TASK: For this exercise, output only the lines between the "Rebuild this chart" line and the "import plotly.graph_objects as go" line, both of them included, and skip all pictures.
● ● ● ●
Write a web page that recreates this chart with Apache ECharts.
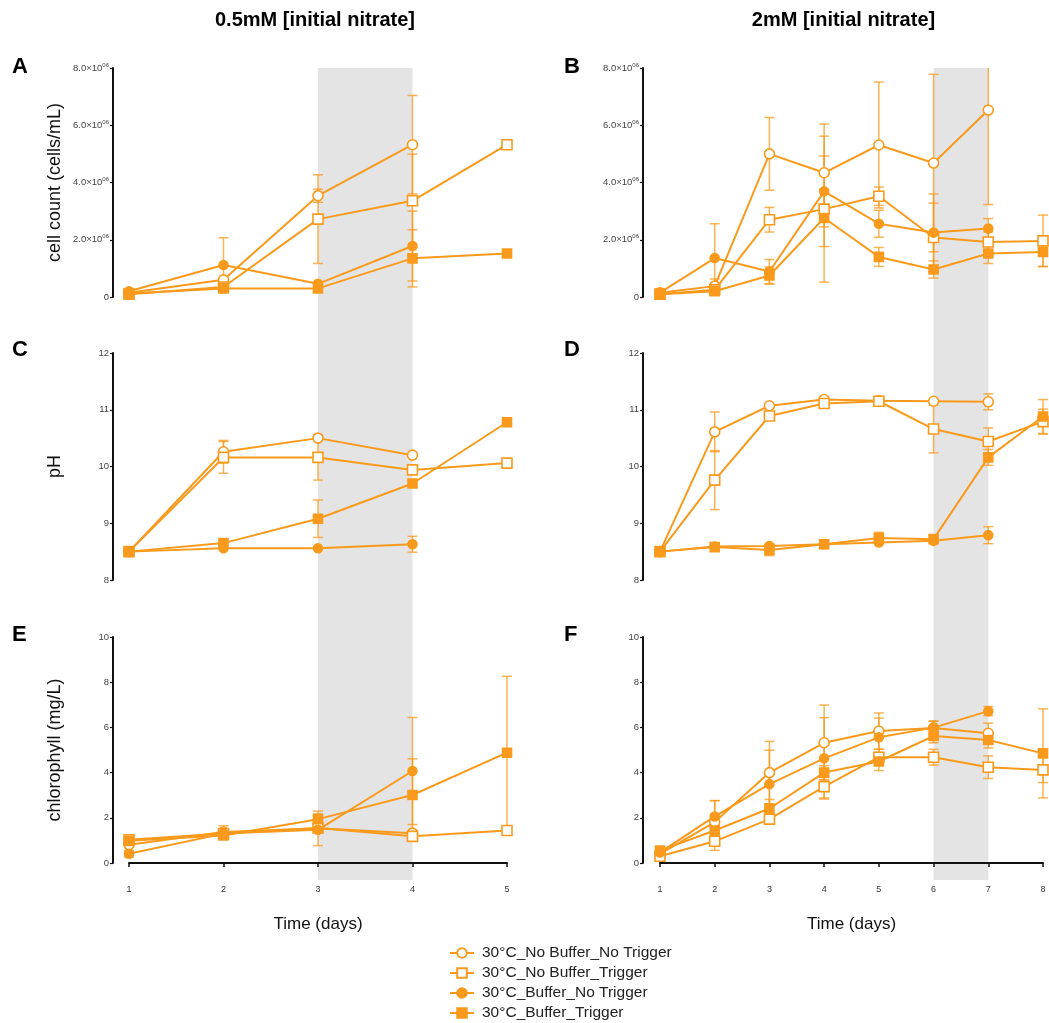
<!DOCTYPE html>
<html><head><meta charset="utf-8">
<script src="https://cdn.jsdelivr.net/npm/echarts@6/dist/echarts.min.js"></script>
<style>html,body{margin:0;padding:0;background:#fff}#c{width:1049px;height:1023px}</style>
</head><body><div id="c"></div>
<script>
// ---------- data ----------
const daysLeft = [1, 2, 3, 4, 5];
const daysRight = [1, 2, 3, 4, 5, 6, 7, 8];
const seriesNames = ['30°C_No Buffer_No Trigger', '30°C_No Buffer_Trigger', '30°C_Buffer_No Trigger', '30°C_Buffer_Trigger'];
const headers = ['0.5mM [initial nitrate]', '2mM [initial nitrate]'];
const panelLetters = ['A', 'B', 'C', 'D', 'E', 'F'];
const yTitles = ['cell count (cells/mL)', 'pH', 'chlorophyll (mg/L)'];
const xTitle = 'Time (days)';
const shadeLeft = [3, 4];
const shadeRight = [6, 7];

// Panel A: cell count (x10^6 cells/mL), 0.5 mM
const A_nbnt = [0.15, 0.6, 3.54, 5.32, null];
const A_nbnt_sd = [0, 0, 0.23, 1.72, null];
const A_nbt = [0.1, 0.35, 2.72, 3.36, 5.32];
const A_nbt_sd = [0, 0, 1.55, 1.63, 0];
const A_bnt = [0.2, 1.12, 0.46, 1.78, null];
const A_bnt_sd = [0, 0.95, 0, 1.22, null];
const A_bt = [0.12, 0.3, 0.3, 1.35, 1.52];
const A_bt_sd = [0, 0, 0, 1.0, 0];

// Panel B: cell count (x10^6 cells/mL), 2 mM
const B_nbnt = [0.15, 0.38, 5.0, 4.34, 5.31, 4.68, 6.53, null];
const B_nbnt_sd = [0, 0.25, 1.27, 1.7, 2.2, 3.1, 3.3, null];
const B_nbt = [0.1, 0.25, 2.7, 3.07, 3.52, 2.08, 1.92, 1.96];
const B_nbt_sd = [0, 0, 0.43, 2.55, 0.32, 1.2, 0.35, 0.9];
const B_bnt = [0.15, 1.36, 0.89, 3.69, 2.56, 2.25, 2.39, null];
const B_bnt_sd = [0, 1.2, 0.42, 1.24, 0.47, 1.35, 0.35, null];
const B_bt = [0.1, 0.2, 0.75, 2.76, 1.4, 0.96, 1.52, 1.57];
const B_bt_sd = [0, 0, 0.3, 1.0, 0.33, 0.3, 0.35, 0.5];

// Panel C: pH, 0.5 mM
const C_nbnt = [8.5, 10.26, 10.5, 10.2, null];
const C_nbnt_sd = [0, 0.2, 0, 0, null];
const C_nbt = [8.5, 10.16, 10.16, 9.94, 10.06];
const C_nbt_sd = [0, 0.28, 0.4, 0, 0];
const C_bnt = [8.5, 8.56, 8.56, 8.63, null];
const C_bnt_sd = [0, 0, 0, 0.14, null];
const C_bt = [8.5, 8.65, 9.08, 9.7, 10.78];
const C_bt_sd = [0, 0, 0.33, 0, 0.07];

// Panel D: pH, 2 mM
const D_nbnt = [8.5, 10.61, 11.07, 11.18, 11.16, 11.15, 11.14, null];
const D_nbnt_sd = [0, 0.35, 0, 0, 0, 0, 0.14, null];
const D_nbt = [8.5, 9.76, 10.89, 11.11, 11.15, 10.66, 10.44, 10.79];
const D_nbt_sd = [0, 0.52, 0, 0, 0, 0.42, 0.24, 0.22];
const D_bnt = [8.5, 8.59, 8.6, 8.63, 8.66, 8.69, 8.79, null];
const D_bnt_sd = [0, 0, 0, 0, 0, 0, 0.15, null];
const D_bt = [8.5, 8.58, 8.53, 8.63, 8.74, 8.72, 10.16, 10.88];
const D_bt_sd = [0, 0, 0.1, 0, 0.1, 0, 0.14, 0.3];

// Panel E: chlorophyll (mg/L), 0.5 mM
const E_nbnt = [0.81, 1.37, 1.54, 1.32, null];
const E_nbnt_sd = [0, 0.28, 0, 0, null];
const E_nbt = [1.03, 1.3, 1.55, 1.18, 1.44];
const E_nbt_sd = [0, 0, 0, 0, 0];
const E_bnt = [0.41, 1.3, 1.47, 4.07, null];
const E_bnt_sd = [0.15, 0, 0.7, 2.37, null];
const E_bt = [0.98, 1.22, 1.94, 3.01, 4.88];
const E_bt_sd = [0.15, 0, 0.36, 1.6, 3.38];

// Panel F: chlorophyll (mg/L), 2 mM
const F_nbnt = [0.4, 1.81, 4.0, 5.32, 5.84, 5.97, 5.74, null];
const F_nbnt_sd = [0.1, 0.95, 1.38, 1.67, 0.8, 0.3, 0.45, null];
const F_nbt = [0.3, 0.96, 1.94, 3.38, 4.68, 4.68, 4.24, 4.12];
const F_nbt_sd = [0.1, 0.4, 0.15, 0.5, 0.35, 0.35, 0.5, 0.56];
const F_bnt = [0.47, 2.06, 3.49, 4.63, 5.56, 5.99, 6.72, null];
const F_bnt_sd = [0.1, 0.7, 1.5, 1.8, 0.85, 0.3, 0.2, null];
const F_bt = [0.55, 1.44, 2.41, 4.0, 4.49, 5.62, 5.44, 4.85];
const F_bt_sd = [0.1, 0.2, 0.4, 0.3, 0.4, 0.3, 0.35, 1.97];

// ---------- styling / layout ----------
const ORANGE = '#F99A1C';
const ERR = 'rgba(249,154,28,0.75)';
const FONT = '"Liberation Sans", Arial, sans-serif';
const symbols = ['circle', 'rect', 'circle', 'rect'];
const filled = [false, false, true, true];
const symSize = [10, 10, 9, 9];

const panels = [
  { days: daysLeft,  vals: [A_nbnt, A_nbt, A_bnt, A_bt], sds: [A_nbnt_sd, A_nbt_sd, A_bnt_sd, A_bt_sd] },
  { days: daysRight, vals: [B_nbnt, B_nbt, B_bnt, B_bt], sds: [B_nbnt_sd, B_nbt_sd, B_bnt_sd, B_bt_sd] },
  { days: daysLeft,  vals: [C_nbnt, C_nbt, C_bnt, C_bt], sds: [C_nbnt_sd, C_nbt_sd, C_bnt_sd, C_bt_sd] },
  { days: daysRight, vals: [D_nbnt, D_nbt, D_bnt, D_bt], sds: [D_nbnt_sd, D_nbt_sd, D_bnt_sd, D_bt_sd] },
  { days: daysLeft,  vals: [E_nbnt, E_nbt, E_bnt, E_bt], sds: [E_nbnt_sd, E_nbt_sd, E_bnt_sd, E_bt_sd] },
  { days: daysRight, vals: [F_nbnt, F_nbt, F_bnt, F_bt], sds: [F_nbnt_sd, F_nbt_sd, F_bnt_sd, F_bt_sd] }
];

const colLeft = [129, 660];
const colWidth = [378, 383];
const rowTop = [68, 353, 637];
const rowHeight = [229, 227, 226];
const yOffset = [16, 17];
const xOffset = 17;

const yRange = [
  { min: 0, max: 8, interval: 2 },
  { min: 8, max: 12, interval: 1 },
  { min: 0, max: 10, interval: 2 }
];

function cellFmt(v) {
  if (v === 0) return '0';
  return '{m|' + v.toFixed(1) + '×10}{s|06}';
}

const grids = [], xAxes = [], yAxes = [], series = [];
panels.forEach((p, i) => {
  const row = Math.floor(i / 2), col = i % 2;
  grids.push({ left: colLeft[col], width: colWidth[col], top: rowTop[row], height: rowHeight[row], containLabel: false });
  const xMax = col === 0 ? 5 : 8;
  xAxes.push({
    type: 'value', gridIndex: i, min: 1, max: xMax, interval: 1,
    show: row === 2, offset: row === 2 ? xOffset : 0,
    axisLine: { show: true, lineStyle: { color: '#111', width: 2 } },
    axisTick: { show: true, length: 4, lineStyle: { color: '#111', width: 1.5 } },
    axisLabel: { fontSize: 9, color: '#333', margin: 5, fontFamily: FONT },
    splitLine: { show: false },
    name: row === 2 ? xTitle : '', nameLocation: 'middle', nameGap: 36,
    nameTextStyle: { fontSize: 17, color: '#111', fontFamily: FONT }
  });
  const yr = yRange[row];
  yAxes.push({
    type: 'value', gridIndex: i, min: yr.min, max: yr.max, interval: yr.interval,
    offset: yOffset[col],
    axisLine: { show: true, lineStyle: { color: '#111', width: 2 } },
    axisTick: { show: true, length: 3, lineStyle: { color: '#111', width: 1.2 } },
    axisLabel: {
      fontSize: 9.5, color: '#444', margin: 4, fontFamily: FONT,
      formatter: row === 0 ? cellFmt : null,
      rich: {
        m: { fontSize: 9.5, color: '#444', fontFamily: FONT },
        s: { fontSize: 6, color: '#444', fontFamily: FONT, verticalAlign: 'top', padding: [0, 0, 6, 0] }
      }
    },
    splitLine: { show: false },
    name: col === 0 ? yTitles[row] : '', nameLocation: 'middle', nameGap: 49, nameRotate: 90,
    nameTextStyle: { fontSize: 18, color: '#111', fontFamily: FONT }
  });
  p.vals.forEach((vals, k) => {
    const lineData = [], errData = [];
    p.days.forEach((d, j) => {
      const v = vals[j];
      if (v === null || v === undefined) return;
      lineData.push([d, v]);
      const sd = p.sds[k][j];
      if (sd) errData.push([d, v - sd, v + sd]);
    });
    series.push({
      type: 'custom', name: 'err' + i + '_' + k, xAxisIndex: i, yAxisIndex: i, z: 2,
      silent: true, data: errData, encode: { x: 0, y: [1, 2] },
      renderItem: function (params, api) {
        const x = api.value(0), lo = api.value(1), hi = api.value(2);
        const cs = params.coordSys;
        const pLo = api.coord([x, lo]), pHi = api.coord([x, hi]);
        const top = Math.max(pHi[1], cs.y), bot = Math.min(pLo[1], cs.y + cs.height);
        const st = { stroke: ERR, lineWidth: 1.5 };
        const ch = [{ type: 'line', shape: { x1: pLo[0], y1: bot, x2: pLo[0], y2: top }, style: st }];
        if (pHi[1] >= cs.y) ch.push({ type: 'line', shape: { x1: pLo[0] - 5, y1: top, x2: pLo[0] + 5, y2: top }, style: st });
        if (pLo[1] <= cs.y + cs.height) ch.push({ type: 'line', shape: { x1: pLo[0] - 5, y1: bot, x2: pLo[0] + 5, y2: bot }, style: st });
        return { type: 'group', children: ch };
      }
    });
    series.push({
      type: 'line', name: seriesNames[k], xAxisIndex: i, yAxisIndex: i, z: 3,
      data: lineData, symbol: symbols[k], symbolSize: symSize[k], showSymbol: true,
      lineStyle: { color: ORANGE, width: 2 },
      itemStyle: { color: filled[k] ? ORANGE : '#fff', borderColor: ORANGE, borderWidth: 1.6 },
      emphasis: { disabled: true }
    });
  });
});

const chart = echarts.init(document.getElementById('c'), null, { renderer: 'canvas' });
chart.setOption({
  animation: false,
  backgroundColor: '#fff',
  grid: grids, xAxis: xAxes, yAxis: yAxes, series: series,
  legend: {
    data: seriesNames.map(n => ({ name: n })),
    orient: 'vertical', left: 449, top: 945, padding: 0, height: 90,
    itemWidth: 24, itemHeight: 12, itemGap: 4,
    textStyle: { fontSize: 15.5, color: '#222', fontFamily: FONT, padding: [0, 0, 0, 3] },
    selectedMode: false
  }
});

// shaded bands + texts (positions from the library's scales)
function px(grid, x, y) { return chart.convertToPixel({ xAxisIndex: grid, yAxisIndex: grid }, [x, y]); }
const g = [];
[[0, 4, shadeLeft], [1, 5, shadeRight]].forEach(([topGrid, botGrid, sh]) => {
  const a = px(botGrid, sh[0], 0), b = px(botGrid, sh[1], 0);
  const t = px(topGrid, sh[0], yRange[0].max);
  g.push({ type: 'rect', z: -10, silent: true,
    shape: { x: a[0], y: t[1], width: b[0] - a[0], height: a[1] + xOffset - t[1] },
    style: { fill: '#E4E4E4' } });
});
const headerX = [colLeft[0] + colWidth[0] / 2 - 3, colLeft[1] + colWidth[1] / 2 - 8];
headers.forEach((h, c) => g.push({ type: 'text', z: 10, style: {
  text: h, x: headerX[c], y: 20, font: 'bold 20px ' + FONT, fill: '#000',
  textAlign: 'center', textVerticalAlign: 'middle', align: 'center', verticalAlign: 'middle' } }));
const letterX = [12, 564];
const letterY = [67, 350, 635];
panelLetters.forEach((L, i) => g.push({ type: 'text', z: 10, style: {
  text: L, x: letterX[i % 2], y: letterY[Math.floor(i / 2)], font: 'bold 22px ' + FONT, fill: '#000',
  textAlign: 'left', textVerticalAlign: 'middle', align: 'left', verticalAlign: 'middle' } }));
chart.setOption({ graphic: g });
</script>
</body></html>
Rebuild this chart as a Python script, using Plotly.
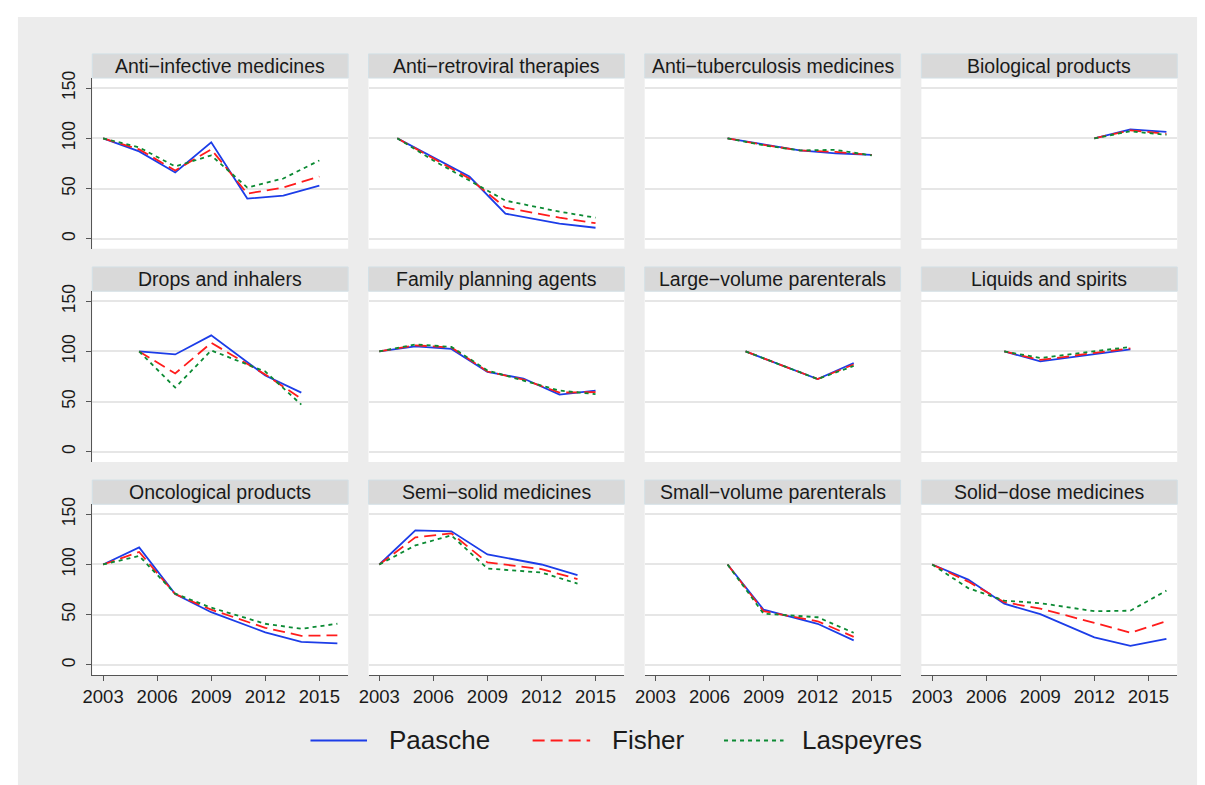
import plotly.graph_objects as go

# ---------------- data ----------------
PANELS = [
    "Anti\u2212infective medicines", "Anti\u2212retroviral therapies",
    "Anti\u2212tuberculosis medicines", "Biological products",
    "Drops and inhalers", "Family planning agents",
    "Large\u2212volume parenterals", "Liquids and spirits",
    "Oncological products", "Semi\u2212solid medicines",
    "Small\u2212volume parenterals", "Solid\u2212dose medicines",
]
YEARS = [
    [2003, 2005, 2007, 2009, 2011, 2013, 2015],
    [2004, 2006, 2008, 2010, 2013, 2015],
    [2007, 2009, 2011, 2013, 2015],
    [2012, 2014, 2016],
    [2005, 2007, 2009, 2012, 2014],
    [2003, 2005, 2007, 2009, 2011, 2013, 2015],
    [2008, 2012, 2014],
    [2007, 2009, 2014],
    [2003, 2005, 2007, 2009, 2012, 2014, 2016],
    [2003, 2005, 2007, 2009, 2012, 2014],
    [2007, 2009, 2012, 2014],
    [2003, 2005, 2007, 2009, 2012, 2014, 2016],
]
PAASCHE = [
    [100, 87, 66, 96, 40, 43, 53],
    [100, 81, 62, 25, 15, 11],
    [100, 94, 88, 85, 83.5],
    [100, 109, 106.5],
    [100, 97, 116, 76, 59],
    [100, 105, 102.5, 79.5, 73, 57, 61],
    [100, 72.5, 88.5],
    [100, 90, 102],
    [100, 117, 70.5, 52.5, 32.5, 23, 21.5],
    [100, 134, 133, 110, 100, 89.5],
    [100, 55, 41, 24.5],
    [100, 85, 61, 50.5, 27.5, 19, 26],
]
FISHER = [
    [100, 89, 68, 89, 45, 51, 62],
    [100, 80, 60, 31, 21, 15.5],
    [100, 93.5, 88, 86.5, 83.5],
    [100, 108, 104.5],
    [100, 78, 108.5, 77, 53],
    [100, 106, 104, 80, 72, 59, 59.5],
    [100, 72.5, 87],
    [100, 91.5, 103],
    [100, 112.5, 70.5, 55, 37, 29, 29.5],
    [100, 127, 131, 102, 95.5, 85.5],
    [100, 53.5, 43.5, 28],
    [100, 83, 62.5, 56, 42, 32, 43.5],
]
LASPEYRES = [
    [100, 91, 72, 83, 51, 60, 78],
    [100, 78, 58, 38, 27, 21],
    [100, 93, 88, 88.5, 83],
    [100, 107, 103.5],
    [100, 64, 101, 80, 47],
    [100, 107, 104.5, 81, 71, 61, 57.5],
    [100, 72.5, 85.5],
    [100, 93.5, 104.5],
    [100, 108.5, 71, 57, 41, 36, 41],
    [100, 119, 129, 96, 92, 81],
    [100, 51, 47.5, 32],
    [100, 76.5, 64, 61.5, 53.5, 54, 74],
]
SERIES_NAMES = ["Paasche", "Fisher", "Laspeyres"]
X_TICKS = [2003, 2006, 2009, 2012, 2015]
Y_TICKS = [0, 50, 100, 150]

# ---------------- styling ----------------
W, H = 1205, 785
FONT = "Liberation Sans, Arial, Helvetica, sans-serif"
COLORS = ["#1c3de8", "#ff1c1c", "#0b8a33"]
DASHES = ["solid", "12px,6px", "4px,4px"]
OUTER_BG = "#ececec"
HEAD_BG = "#d9d9d9"
GRID = "#e6e6e6"
AXIS = "#555555"
TEXT = "#1a1a1a"

col_left = [83, 361.5, 640, 919]
col_w = 258
row_top = [71.7, 286.7, 501.7]
plot_h = 172.3
head_h = 24.4


def px(x):
    return x / W


def py(y):
    return 1 - y / H


fig = go.Figure()
shapes = []
annotations = []

# outer grey background
shapes.append(dict(type="rect", xref="paper", yref="paper", x0=px(8), x1=px(1197),
                   y0=py(785), y1=py(10), fillcolor=OUTER_BG, line=dict(width=0), layer="below"))

series_data = [PAASCHE, FISHER, LASPEYRES]
layout_axes = {}
for i, name in enumerate(PANELS):
    r, c = divmod(i, 4)
    n = i + 1
    for s, sname in enumerate(SERIES_NAMES):
        fig.add_trace(go.Scatter(
            x=YEARS[i], y=series_data[s][i], mode="lines", name=sname,
            legendgroup=sname, showlegend=False,
            line=dict(color=COLORS[s], width=1.8, dash=DASHES[s]),
            xaxis=f"x{n}", yaxis=f"y{n}", hoverinfo="x+y+name"))
    x0, x1 = px(col_left[c]), px(col_left[c] + col_w)
    y0, y1 = py(row_top[r] + plot_h), py(row_top[r])
    # white plot area
    shapes.append(dict(type="rect", xref="paper", yref="paper", x0=x0, x1=x1, y0=y0, y1=y1,
                       fillcolor="white", line=dict(width=0), layer="below"))
    # header strip
    shapes.append(dict(type="rect", xref="paper", yref="paper", x0=x0, x1=x1,
                       y0=y1, y1=py(row_top[r] - head_h), fillcolor=HEAD_BG,
                       line=dict(width=1, color="#d3e0e6"), layer="below"))
    annotations.append(dict(text=name, xref="paper", yref="paper", x=(x0 + x1) / 2,
                            y=py(row_top[r] - head_h / 2), xanchor="center", yanchor="middle",
                            showarrow=False, font=dict(family=FONT, size=19.5, color=TEXT)))
    bottom = r == 2
    left = c == 0
    layout_axes["xaxis" if n == 1 else f"xaxis{n}"] = dict(
        domain=[x0, x1], range=[2002.4, 2016.6], anchor=f"y{n}",
        tickmode="array", tickvals=X_TICKS, showticklabels=bottom,
        ticks="outside" if bottom else "", ticklen=5, tickwidth=1.3, tickcolor=AXIS,
        showline=bottom, linecolor=AXIS, linewidth=1.3, showgrid=False, zeroline=False,
        tickfont=dict(family=FONT, size=18.5, color=TEXT))
    layout_axes["yaxis" if n == 1 else f"yaxis{n}"] = dict(
        domain=[y0, y1], range=[-10, 160], anchor=f"x{n}",
        tickmode="array", tickvals=Y_TICKS, showticklabels=left, tickangle=-90,
        ticks="outside" if left else "", ticklen=5, tickwidth=1.3, tickcolor=AXIS,
        ticklabelstandoff=4,
        showline=left, linecolor=AXIS, linewidth=1.3, showgrid=True, gridcolor=GRID,
        gridwidth=1.5, zeroline=False,
        tickfont=dict(family=FONT, size=17.5, color=TEXT))

# manual legend
leg_y = 740
leg_items = [(303, 360, 380), (527, 585, 605), (720, 780, 797)]
for s, (lx0, lx1, tx) in enumerate(leg_items):
    shapes.append(dict(type="line", xref="paper", yref="paper", x0=px(lx0), x1=px(lx1),
                       y0=py(leg_y), y1=py(leg_y),
                       line=dict(color=COLORS[s], width=2, dash=DASHES[s])))
    annotations.append(dict(text=SERIES_NAMES[s], xref="paper", yref="paper", x=px(tx),
                            y=py(leg_y), xanchor="left", yanchor="middle", showarrow=False,
                            font=dict(family=FONT, size=26, color=TEXT)))

fig.update_layout(
    width=W, height=H, margin=dict(l=0, r=0, t=0, b=0),
    paper_bgcolor="white", plot_bgcolor="rgba(0,0,0,0)",
    showlegend=False, shapes=shapes, annotations=annotations,
    font=dict(family=FONT), **layout_axes)

fig.write_html("out.html", config={"displayModeBar": False},
               post_script="document.body.style.margin='0';document.body.style.padding='0';")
● ● ● ●
TASK ANSWER:
Rebuild this chart as a Python script, using Plotly.
import plotly.graph_objects as go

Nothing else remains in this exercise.